Although she did not get a medal finish – placing fourth – Spivey got to perform on the grand stage in the 1988 Seoul Olympics. Her career at that point had officially taken off and reached a new level.

Ultimately, Spivey would return to Suffolk, enrolling at Forest Glen High as a senior before accepting a scholarship offer at the University of Georgia. Now known for winning titles in football, Georgia saw Spivey win four National Championships with the SEC program. Spivey received 1994 SEC Athlete of the Year, and maybe even more impressive than that and being tabbed an All-American on 11 occasions was the fact she was awarded 27 perfect scores of 10.0 – still an NCAA all-time record.

At the 1996 Olympic games, Spivey had the honor of carrying the torch through Athens on its way to Atlanta.  No other athlete from the Commonwealth received that privilege.

In a February 2015 News-Herald article, Spivey said enabling her to have the career she did first and foremost would be the talent that God had given her and the desire to be the best she could be,” 

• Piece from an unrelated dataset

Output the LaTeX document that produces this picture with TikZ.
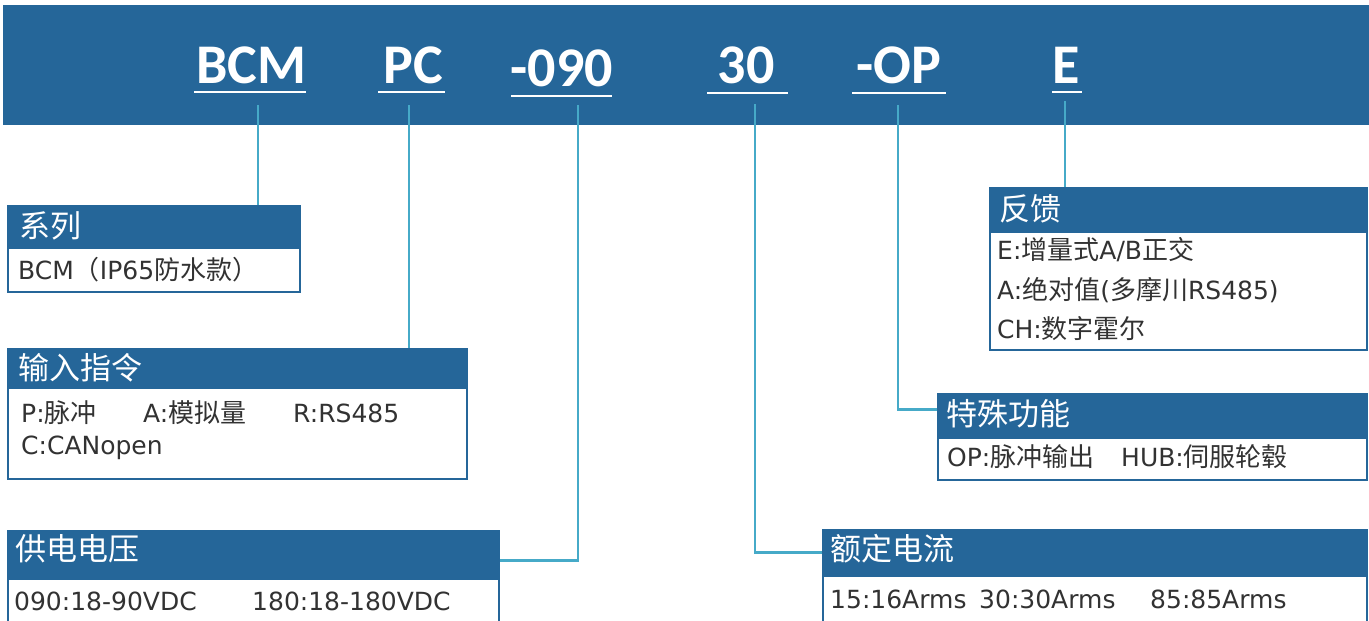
\documentclass[tikz,border=0pt]{standalone}
\usepackage{fontspec}
\setmainfont{DejaVu Sans}
\newfontfamily\cjk{Noto Sans CJK SC}
\newfontfamily\codefont{Carlito}
\newcommand\zh[1]{{\cjk\fontsize{26}{28}\selectfont #1}}
\definecolor{hdrblue}{RGB}{37,102,153}
\definecolor{connteal}{RGB}{70,170,200}
\definecolor{bodytext}{RGB}{50,50,50}
\tikzset{
  codetxt/.style={text=white,font=\codefont\bfseries\fontsize{56}{60}\selectfont,inner sep=0pt,anchor=base},
  uline/.style={draw=white,line width=2.5pt},
  hdrbox/.style={fill=hdrblue,draw=hdrblue,line width=1.5pt,anchor=north west,inner sep=0pt},
  bodybox/.style={fill=white,draw=hdrblue,line width=2pt,anchor=north west,inner sep=0pt},
  titletxt/.style={text=white,font=\cjk\fontsize{31}{34}\selectfont,inner sep=0pt,anchor=west},
  bodytxt/.style={text=bodytext,font=\fontsize{25}{28}\selectfont,inner sep=0pt,anchor=west},
  conn/.style={draw=connteal,line width=2.6pt}
}
\begin{document}
\begin{tikzpicture}[x=1pt,y=-1pt]
\useasboundingbox (0,0) rectangle (1369,621);
% top band
\node[fill=hdrblue,inner sep=0pt,minimum width=1366pt,minimum height=120pt,anchor=north west] (band) at (3,5) {};
% codes
\node[codetxt] (cbcm) at (251,83) {BCM};
\node[codetxt] (cpc) at (413,83) {PC};
\node[codetxt] (c090) at (562,86) {-090};
\node[codetxt] (c30) at (746,83) {30};
\node[codetxt] (cop) at (899,83) {-OP};
\node[codetxt] (ce) at (1066,83) {E};
\draw[uline] (194,92) -- (306,92);
\draw[uline] (378,92) -- (445,92);
\draw[uline] (511,96) -- (612,96);
\draw[uline] (707,93) -- (788,93);
\draw[uline] (852,93) -- (946,93);
\draw[uline] (1052,92) -- (1082,92);
% boxes
\node[hdrbox,minimum width=292pt,minimum height=42pt] (h1) at (7,205) {};
\node[bodybox,minimum width=292pt,minimum height=44pt] (b1) at (7,247) {};
\node[titletxt] (t1) at (19,226) {系列};
\node[bodytxt] (x1) at (18,270) {BCM\zh{（}IP65\zh{防水款）}};

\node[hdrbox,minimum width=459pt,minimum height=39pt] (h2) at (7,348) {};
\node[bodybox,minimum width=459pt,minimum height=91pt] (b2) at (7,387) {};
\node[titletxt] (t2) at (18,368) {输入指令};
\node[bodytxt] (x2a) at (21,413) {P:\zh{脉冲}};
\node[bodytxt] (x2b) at (143,413) {A:\zh{模拟量}};
\node[bodytxt] (x2c) at (293,413) {R:RS485};
\node[bodytxt] (x2d) at (21,448) {C:CANopen};

\node[hdrbox,minimum width=491pt,minimum height=48pt] (h3) at (7,530) {};
\node[bodybox,minimum width=491pt,minimum height=46pt] (b3) at (7,578) {};
\node[titletxt] (t3) at (15,549) {供电电压};
\node[bodytxt] (x3a) at (14,601) {090:18-90VDC};
\node[bodytxt] (x3b) at (252,601) {180:18-180VDC};

\node[hdrbox,minimum width=544pt,minimum height=46pt] (h4) at (822,529) {};
\node[bodybox,minimum width=544pt,minimum height=48pt] (b4) at (822,575) {};
\node[titletxt] (t4) at (830,549) {额定电流};
\node[bodytxt] (x4a) at (830,599) {15:16Arms};
\node[bodytxt] (x4b) at (979,599) {30:30Arms};
\node[bodytxt] (x4c) at (1150,599) {85:85Arms};

\node[hdrbox,minimum width=377pt,minimum height=44pt] (h5) at (989,187) {};
\node[bodybox,minimum width=377pt,minimum height=118pt] (b5) at (989,231) {};
\node[titletxt] (t5) at (999,209) {反馈};
\node[bodytxt] (x5a) at (997,250) {E:\zh{增量式}A/B\zh{正交}};
\node[bodytxt] (x5b) at (997,290) {A:\zh{绝对值}(\zh{多摩川}RS485)};
\node[bodytxt] (x5c) at (997,329) {CH:\zh{数字霍尔}};

\node[hdrbox,minimum width=429pt,minimum height=44pt] (h6) at (937,393) {};
\node[bodybox,minimum width=429pt,minimum height=42pt] (b6) at (937,437) {};
\node[titletxt] (t6) at (946,414) {特殊功能};
\node[bodytxt] (x6a) at (947,457) {OP:\zh{脉冲输出}};
\node[bodytxt] (x6b) at (1121,457) {HUB:\zh{伺服轮毂}};
% connectors
\coordinate (l1) at (258,105);
\coordinate (l2) at (409,105);
\coordinate (l3) at (578,105);
\coordinate (l4) at (755,104);
\coordinate (l5) at (898,105);
\coordinate (l6) at (1065,101);
\draw[conn] (l1) -- (l1 |- h1.north);
\draw[conn] (l2) -- (l2 |- h2.north);
\draw[conn] (l3) |- ([yshift=-6pt]h3.east);
\draw[conn] (l4) |- (h4.west);
\draw[conn] (l5) |- ([yshift=6pt]h6.west);
\draw[conn] (l6) -- (l6 |- h5.north);
\end{tikzpicture}
\end{document}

“But running right behind that would be my family, my parents, being willing to sacrifice things in order to make those dreams happen, not getting caught up in things and allowing the coaches to do the coaching,” she said in the 2015 story.

For all her accomplishments, Spivey was inducted into the Virginia Sports Hall of Fame in 2004 and Georgia Sports Hall of Fame in 2015.

“Obviously there are great athletes in Georgia, and for them to still recognize the impact that I’ve had on the state in athletics, it really means a great deal,” Spivey told the News-Herald in 2015.

In expressing what she considers to be her primary career accomplishments, she told the News-Herald, “Being a 1988 U.S. Olympian is obviously a huge highlight.”

But the achievements she is proudest of came between 1991 and 1994 when she was a Gym Dog.

“You can’t minimize the accomplishment of being on an Olympic team, but college gymnastics was an extension of that,” she said in 2015, noting the university was able to continue that Olympic high.

She and the Gym Dogs “got a lot of attention and a lot of people — over 10,000 people — would come and watch our meets,” Spivey said. “It was just such a joy to be able to perform for people that truly got behind us and were with us through thick and thin, and those are memories that last a lifetime.”